My reviewrating: 5 of 5 stars
I read this book because it was recommended to me by a dear friend and the person who baptized me, the author's father-in-law. I saw a great deal of influence of his saintly father-in-law in these pages.
This book tells the true story of the first Marine Battalion in Iraq, and their spiritual as well as military struggle there. LT. Cash, who is currently the President's chaplain at Camp David, is a man of true Christian faith, expressed as a Baptist Navy chaplain, but open to the ideas of a liturgical and sacramental faith such as is found in the Catholic form of worship.
As a Catholic, I found it reinforced my beliefs on the true presence of Christ in the Eucharist, the benefits of confession to a priest, the healing power of sacramentals, and the intercessory power of prayer. In fact, I was astounded as I read time after time of Chaplain Cash's account of God's providence in Iraq, how closely it aligned with my Catholic faith.

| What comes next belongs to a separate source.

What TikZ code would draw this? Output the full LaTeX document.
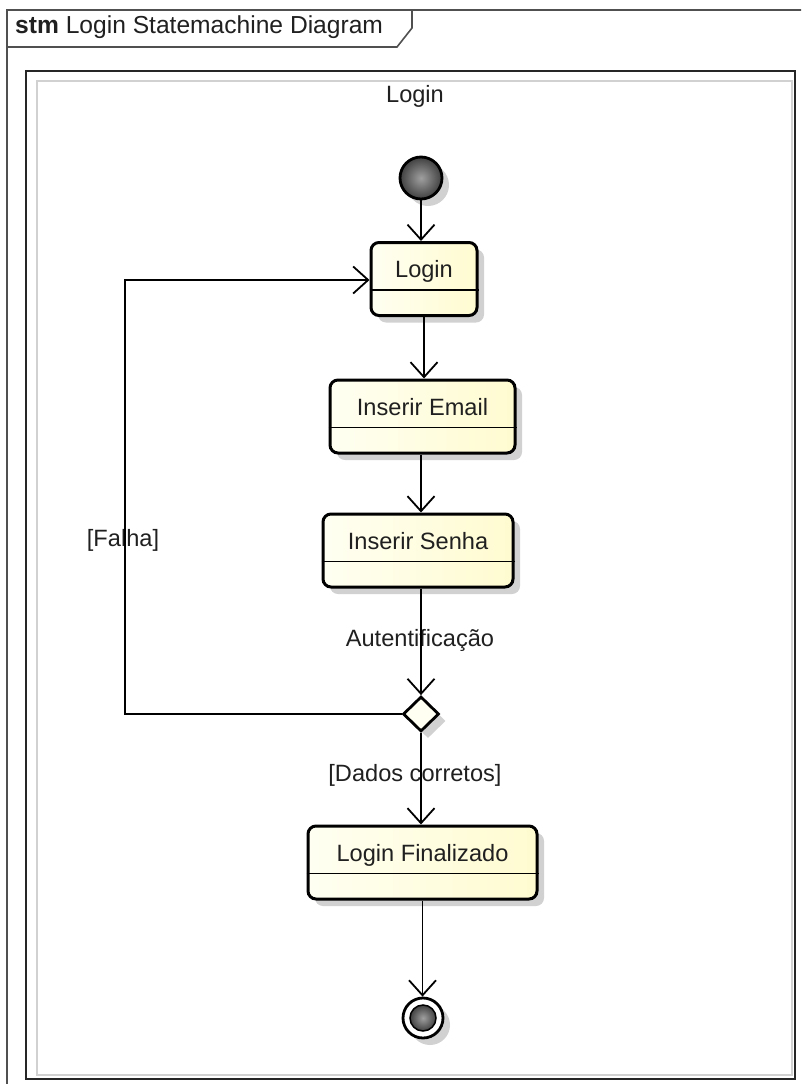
\documentclass[tikz,border=0pt]{standalone}
\usepackage{fontspec}
\setmainfont{Liberation Sans}
\usetikzlibrary{arrows.meta,shapes.geometric,shadows}
\definecolor{boxL}{HTML}{FFFFF2}
\definecolor{boxR}{HTML}{FFFBD0}
\definecolor{framec}{HTML}{505050}
\definecolor{txt}{HTML}{202020}
\tikzset{
  shad/.style={drop shadow={shadow xshift=7pt, shadow yshift=-7pt, opacity=0.18, fill=black}},
  statebox/.style={draw=black, line width=3pt, rounded corners=8pt, left color=boxL, right color=boxR,
    inner sep=0pt, text height=35pt, text depth=38pt, font=\fontsize{23.6}{27}\selectfont, text=txt, shad},
  conn/.style={line width=1.8pt, -{Straight Barb[length=15pt,width=27pt,line width=1.8pt]}},
  lbl/.style={font=\fontsize{23.6}{27}\selectfont, inner sep=0pt, text=txt},
  divider/.style={line width=1.8pt},
  framel/.style={draw=framec, line width=1.6pt},
}
\begin{document}
\begin{tikzpicture}[x=1pt,y=-1pt]
\useasboundingbox (0,0) rectangle (801,1084);
\fill[white] (0,0) rectangle (801,1084);
% outer diagram frame
\begin{scope}
\clip (0,0) rectangle (801,1084);
\draw[framel] (830,10) -- (7,10) -- (7,1100);
\end{scope}
\draw[framel] (7,47) -- (397,47) -- (412,28) -- (412,10);
\node[lbl, anchor=base west, font=\fontsize{24.6}{28}\selectfont] (title) at (15,33) {\textbf{stm} Login Statemachine Diagram};
% composite state
\draw[black!18, line width=1.5pt] (37,81) rectangle (792,1075);
\draw[black!85, line width=2.6pt] (26,71) rectangle (795,1079);
\node[lbl] (comp) at (415,96) {Login};
% initial
\node[circle, draw=black, line width=2.8pt, minimum size=42pt, inner sep=0pt,
      inner color=gray!75, outer color=black!75, shad] (init) at (421,178) {};
% states
\node[statebox, minimum width=106pt] (login) at (424,279) {Login};
\node[statebox, minimum width=185pt] (email) at (422.5,416.5) {Inserir Email};
\node[statebox, minimum width=190pt] (senha) at (418,550.5) {Inserir Senha};
\node[statebox, minimum width=229pt] (final) at (422.5,862.5) {Login Finalizado};
\foreach \n in {login,email,senha,final}
  \draw[divider] ([yshift=-49pt]\n.north west) -- ([yshift=-49pt]\n.north east);
% decision
\node[diamond, draw=black, line width=2.8pt, minimum width=36pt, minimum height=35pt, inner sep=0pt,
      fill=boxL, shad] (dec) at (421,714) {};
% final state
\node[circle, draw=black, line width=2.8pt, minimum size=40pt, inner sep=0pt, fill=white, shad] (end) at (423,1018) {};
\node[circle, draw=black, line width=1.5pt, minimum size=26pt, inner sep=0pt,
      inner color=gray!75, outer color=black!75] (endin) at (end.center) {};
% labels
\node[lbl] (lauth) at (420,640) {Autentificação};
\node[lbl] (ldados) at (415,775) {[Dados corretos]};
\node[lbl] (lfalha) at (123,540) {[Falha]};
% connectors
\coordinate (c1) at (125,714);
\coordinate (c2) at (125,280);
\draw[conn] (init) -- (init |- login.north);
\draw[conn] (login.south) -- (login.south |- email.north);
\draw[conn] ([xshift=-1.5pt]email.south) -- ([xshift=-1.5pt]email.south |- senha.north);
\draw[conn] ([xshift=3pt]senha.south) -- ([xshift=3pt]senha.south |- dec.north);
\draw[conn] (dec.south) -- (dec.south |- final.north);
\draw[conn] (final.south) -- (final.south |- end.north);
\draw[conn] (dec.west) -- (c1) -- (c2) -- (login.west |- c2);
\end{tikzpicture}
\end{document}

For example, Chaplain Cash explained how, as a Baptist minister, he was trained to explain the scriptures in order that worshippers could apply it to their daily lives. But he found the men going into battle didn't have the time or the inclination to listen to fine sermons. They primarily desired two things: confession (with absolution) and holy communion. As a Protestant, Cash could hear confessions and advise the penitent of their saviour's forgiveness, but he couldn't offer sacramental absolution. Also, I believe Chaplain Cash understood the men's need for holy communion as something greater than words. Despite the fact that the communion wafer was merely a symbol of Christ's body, the men desired mystical union with Christ before they went off into battle.
Chaplain Cash also spoke about seeing angels protecting them and the power of intercessory prayer and how much it meant to the men to know that people back home were praying for them.
Just as his father-in-law, Chaplain Larry Ellis, told me I would, I loved it.
If President Obama and his family spend more time at Evergreen chapel at Camp David, as Time magazine suggests, Chaplain Cash may have the opportunity to share his tremendous faith with our chief executive. I know, the White House "denies" these rumors. But perhaps the Obamas will find the spiritual solace they need at Camp David.
I can't help but think that is a good thing.